Furthermore, Kadhimi appointed new commanders to some of the most sensitive security positions, sidelining the ones considered as pro-Iran. He engaged in intense outreach to Arab countries, improving relations with the Gulf Cooperation Council countries, and worked on bilateral and multilateral agreements with Jordan, Egypt and others. While these gains are not negligible, Kadhimi’s efforts to reduce Iran’s influence hit a wall when he tried, on more than one occasion, to arrest elements affiliated with some Popular Mobilization Forces (PMF) units known to be close to Iran. Ultimately, in these cases, Kadhimi either had to release these PMF actors days later or drop the mission altogether.

The momentum for downsizing Iran’s influence in Iraq slowed in early 2021 as the new administration took over in Washington. At a time when Tehran was preparing to resume indirect talks with Washington over the Iran nuclear deal, its leadership and allies in Iraq (and other countries as well) displayed a high level of confidence that the scope of these talks would remain exclusive to the conditions of the original Joint Comprehensive Plan of Action — meaning Iran’s regional activities and proxies could resume their mode of operation as before 2018, when the Trump administration withdrew from the deal.
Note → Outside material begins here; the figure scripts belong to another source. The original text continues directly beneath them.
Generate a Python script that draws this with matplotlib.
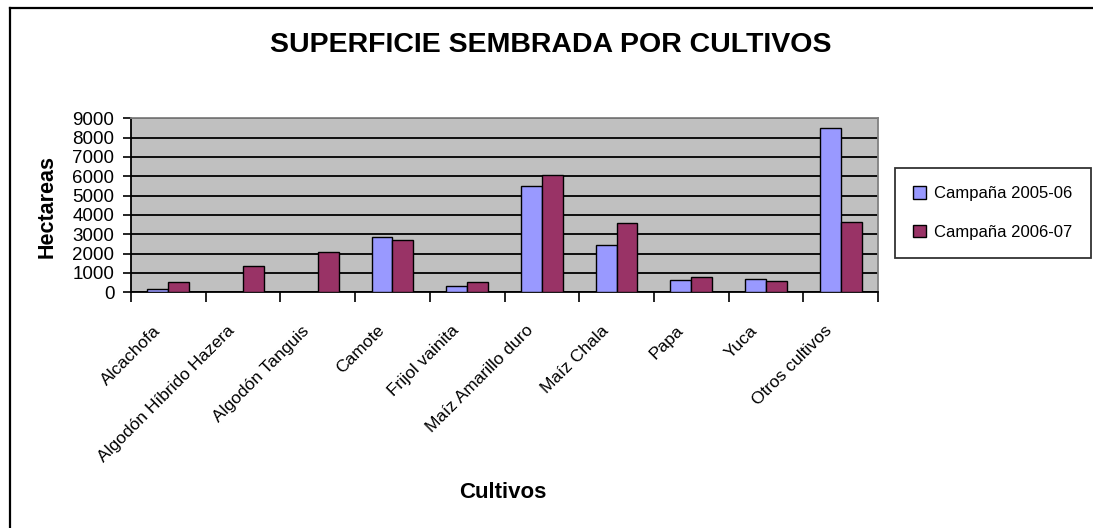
import matplotlib
matplotlib.use("Agg")
import matplotlib.pyplot as plt
from matplotlib.lines import Line2D
from matplotlib.transforms import ScaledTranslation
import numpy as np

plt.rcParams['font.family'] = ['Liberation Sans', 'DejaVu Sans']

categories = ["Alcachofa", "Algodón Híbrido Hazera", "Algodón Tanguis", "Camote",
              "Frijol vainita", "Maíz Amarillo duro", "Maíz Chala", "Papa", "Yuca",
              "Otros cultivos"]
serie_2005 = [150, 0, 0, 2850, 330, 5520, 2460, 620, 710, 8480]
serie_2006 = [540, 1360, 2080, 2730, 540, 6070, 3560, 810, 600, 3660]
series_labels = ["Campaña 2005-06", "Campaña 2006-07"]
yticks = [0, 1000, 2000, 3000, 4000, 5000, 6000, 7000, 8000, 9000]

W, H = 1093, 528
fig = plt.figure(figsize=(W/100, H/100), dpi=100)
ax = fig.add_axes([131/W, 1-292.3/H, (878-131)/W, (292.3-118.3)/H])
ax.set_facecolor('#C0C0C0')

x = np.arange(len(categories))
bw = 0.28
b1 = ax.bar(x - bw/2, serie_2005, bw, color='#9999FF', edgecolor='black', linewidth=1.0,
            label=series_labels[0], zorder=3)
b2 = ax.bar(x + bw/2, serie_2006, bw, color='#993366', edgecolor='black', linewidth=1.0,
            label=series_labels[1], zorder=3)

ax.set_xlim(-0.5, len(categories) - 0.5)
ax.set_ylim(0, 9000)
ax.set_yticks(yticks)
ax.set_yticklabels([str(v) for v in yticks], fontsize=13.5)
ax.yaxis.grid(True, color='black', linewidth=1.3, zorder=1)
ax.set_axisbelow(True)
ax.tick_params(axis='y', direction='out', length=6, width=1.2, pad=6)

ax.set_xticks(x)
ax.set_xticklabels(categories, rotation=45, ha='right', va='top', rotation_mode='anchor',
                   fontsize=12.5)
ax.tick_params(axis='x', which='major', length=0, pad=22)
offset = ScaledTranslation(-16/100, 0, fig.dpi_scale_trans)
for lab in ax.get_xticklabels():
    lab.set_transform(lab.get_transform() + offset)
ax.set_xticks(np.arange(len(categories) + 1) - 0.5, minor=True)
ax.tick_params(axis='x', which='minor', direction='out', length=7, width=1.2)

for s in ['left', 'bottom']:
    ax.spines[s].set_color('black')
    ax.spines[s].set_linewidth(1.3)
for s in ['top', 'right']:
    ax.spines[s].set_color('#808080')
    ax.spines[s].set_linewidth(1.3)

fig.text(551/W, 1-45/H, "SUPERFICIE SEMBRADA POR CULTIVOS", ha='center', va='center',
         fontsize=20.5, fontweight='bold')
fig.text(47/W, 1-207/H, "Hectareas", rotation=90, ha='center', va='center',
         fontsize=15.5, fontweight='bold')
fig.text(503/W, 1-492/H, "Cultivos", ha='center', va='center',
         fontsize=16, fontweight='bold')

leg = fig.legend(handles=[b1, b2], labels=series_labels, loc='center',
                 bbox_to_anchor=(993/W, 1-213/H), fontsize=12,
                 handlelength=0.75, handleheight=0.75, handletextpad=0.5,
                 labelspacing=1.4, borderpad=1.1, fancybox=False, frameon=True)
leg.get_frame().set_edgecolor('black')
leg.get_frame().set_linewidth(1.3)

fig.add_artist(Line2D([10/W, 10/W], [1-8/H, 0], transform=fig.transFigure,
                      color='black', linewidth=1.6))
fig.add_artist(Line2D([10/W, 1], [1-8/H, 1-8/H], transform=fig.transFigure,
                      color='black', linewidth=1.6))

fig.savefig("out.png", dpi=100, facecolor='white')
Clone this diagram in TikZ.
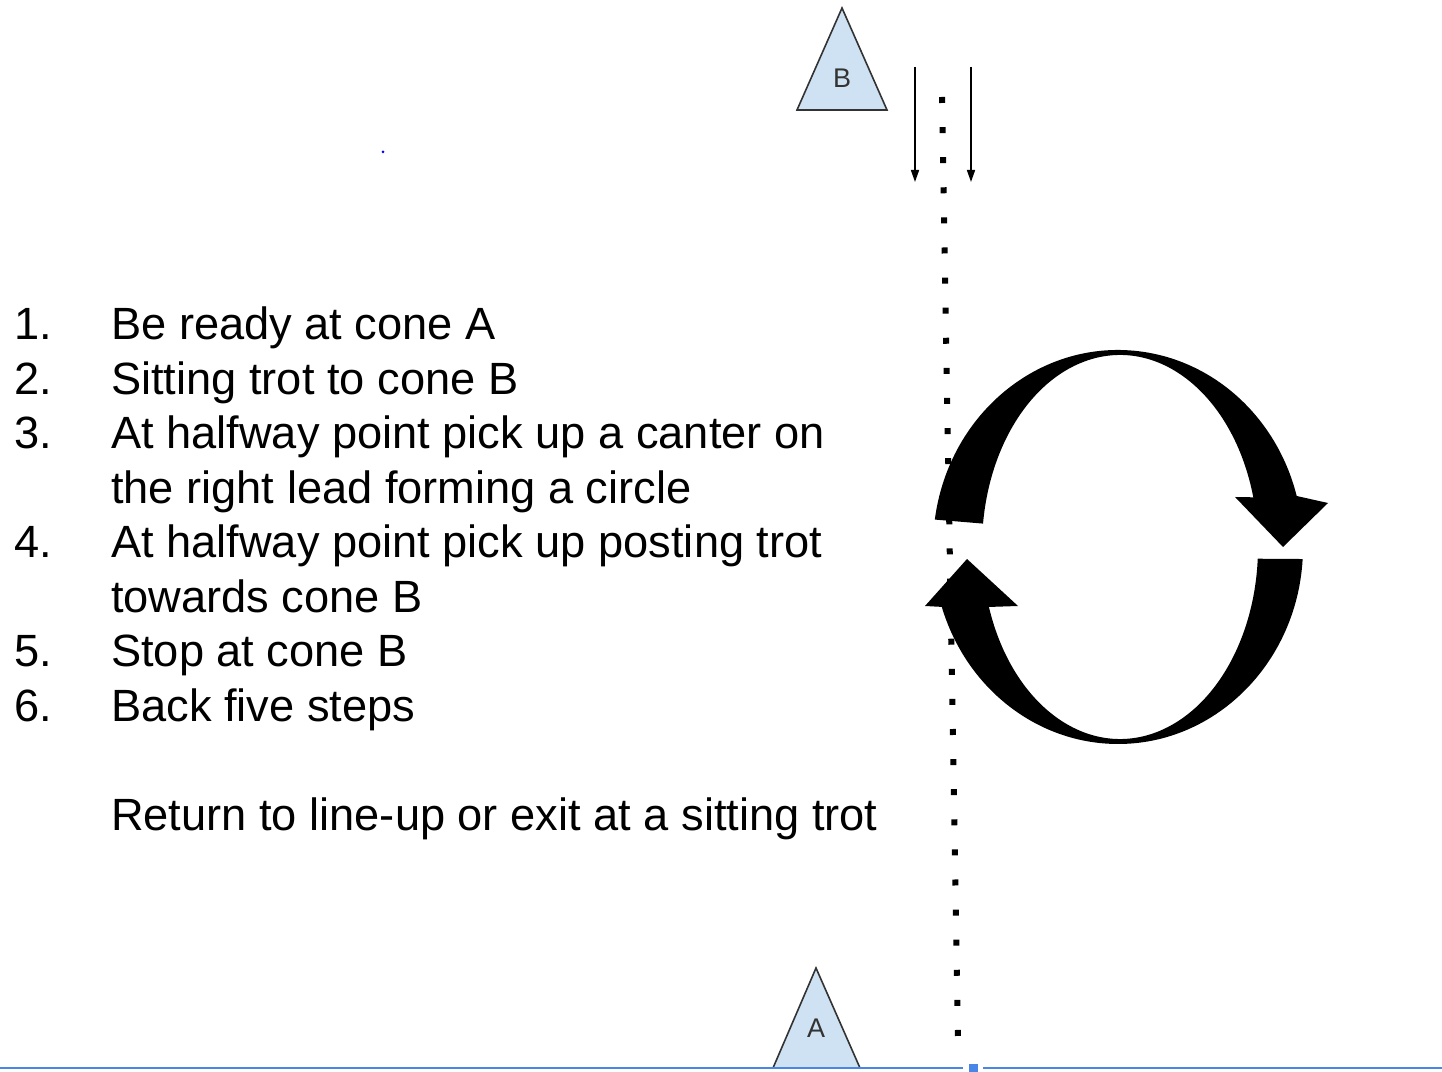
\documentclass[tikz,border=0pt]{standalone}
\usepackage{fontspec}
\setmainfont{Liberation Sans}
\usepackage{xcolor}
\usetikzlibrary{arrows.meta}
\definecolor{conefill}{HTML}{CFE2F3}
\definecolor{coneline}{HTML}{333333}
\definecolor{groundbl}{HTML}{4A86E8}
\tikzset{
  cone/.style={draw=coneline, fill=conefill, line width=1.6pt, line join=miter},
  conelab/.style={text=coneline, inner sep=0pt, font=\fontsize{27}{30}\selectfont},
  num/.style={anchor=base west, inner sep=0pt, font=\fontsize{45.2}{54}\selectfont},
  txt/.style={num},
  lane/.style={draw=black, line width=6pt, dash pattern=on 6pt off 24.1pt},
  dirarrow/.style={draw=black, line width=1.6pt, -{Triangle[length=12pt,width=8pt]}},
  turn/.style={fill=black},
  ground/.style={draw=groundbl, line width=2pt},
}

\begin{document}
\begin{tikzpicture}[x=1pt,y=1pt]
  \useasboundingbox (0,0) rectangle (1442,1071);

  % cones
  \coordinate (B1) at (842,1063);
  \coordinate (B2) at (797,961);
  \coordinate (B3) at (887,961);
  \coordinate (A1) at (816,103);
  \coordinate (A2) at (773,3);
  \coordinate (A3) at (860,3);
  \draw[cone] (B1) -- (B2) -- (B3) -- cycle;
  \draw[cone] (A1) -- (A2) -- (A3) -- cycle;
  \node[conelab] (labB) at (842,993) {B};
  \node[conelab] (labA) at (816,43) {A};

  % direction and track
  \coordinate (la) at (915,1004);
  \coordinate (lb) at (915,889);
  \coordinate (ra) at (971,1004);
  \coordinate (rb) at (971,889);
  \draw[dirarrow] (la) -- (lb);
  \draw[dirarrow] (ra) -- (rb);
  \coordinate (trackB) at (942,974);
  \coordinate (trackA) at (958,34);
  \draw[lane] (trackB) -- (trackA);

  % circle
  \coordinate (cout) at (1118,524);
  \coordinate (cin) at (1120,524);
  \fill[turn] ([shift={(cout)}]172:185 and 197)
    arc[start angle=172, end angle=15, x radius=185, y radius=197]
    -- (1328,568) -- (1283,524) -- (1235,574)
    -- ([shift={(cin)}]15:138 and 192)
    arc[start angle=15, end angle=173, x radius=138, y radius=192] -- cycle;
  \fill[turn] ([shift={(cout)}]-3.5:185 and 197)
    arc[start angle=-3.5, end angle=-162.3, x radius=185, y radius=197]
    -- (925,465) -- (967,512) -- (1018,465)
    -- ([shift={(cin)}]-161.8:138 and 192)
    arc[start angle=-161.8, end angle=-3.5, x radius=138, y radius=192] -- cycle;

  % steps
  \node[num] (n1) at (14,731) {1.};
  \node[txt] (t1) at (111,731) {Be ready at cone A};
  \node[num] (n2) at (14,676.5) {2.};
  \node[txt] (t2) at (111,676.5) {Sitting trot to cone B};
  \node[num] (n3) at (14,622) {3.};
  \node[txt] (t3) at (111,622) {At halfway point pick up a canter on};
  \node[txt] (t3b) at (111,567.5) {the right lead forming a circle};
  \node[num] (n4) at (14,513) {4.};
  \node[txt] (t4) at (111,513) {At halfway point pick up posting trot};
  \node[txt] (t4b) at (111,458.5) {towards cone B};
  \node[num] (n5) at (14,404) {5.};
  \node[txt] (t5) at (111,404) {Stop at cone B};
  \node[num] (n6) at (14,349.5) {6.};
  \node[txt] (t6) at (111,349.5) {Back five steps};
  \node[txt] (ret) at (111,240.5) {Return to line-up or exit at a sitting trot};

  % ground line
  \node[fill=groundbl, minimum size=9pt, inner sep=0pt] (handle) at (973,3) {};
  \coordinate (gl) at (0,3);
  \coordinate (gr) at (1442,3);
  \draw[ground] (gl) -- ([xshift=-10pt]handle.center);
  \draw[ground] ([xshift=10pt]handle.center) -- (gr);
  \node[circle, fill=blue, inner sep=0pt, minimum size=3pt] (spot) at (383,919) {};
\end{tikzpicture}
\end{document}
Kadhimi would have benefited greatly from a more intense and better focused “soft power” approach from the international community. But support remained sporadic and not proportionate with Iran’s non-military investment in Iraq, which ranges across social, educational, economic and cultural sectors. Kadhimi or his successor will only be able to restrain Iran in Iraq if the international community — including the United States — reestablishes deterrence and exerts intense pressure until Iran agrees to discuss and reconsider the nature and the scale of its regional activities. Without such an effort, it is very likely that Iran will use some of the billions of dollars made available from lifting or easing sanctions to shore-up its support to allies in Iraq, Lebanon, Syria, Yemen, Gaza and elsewhere.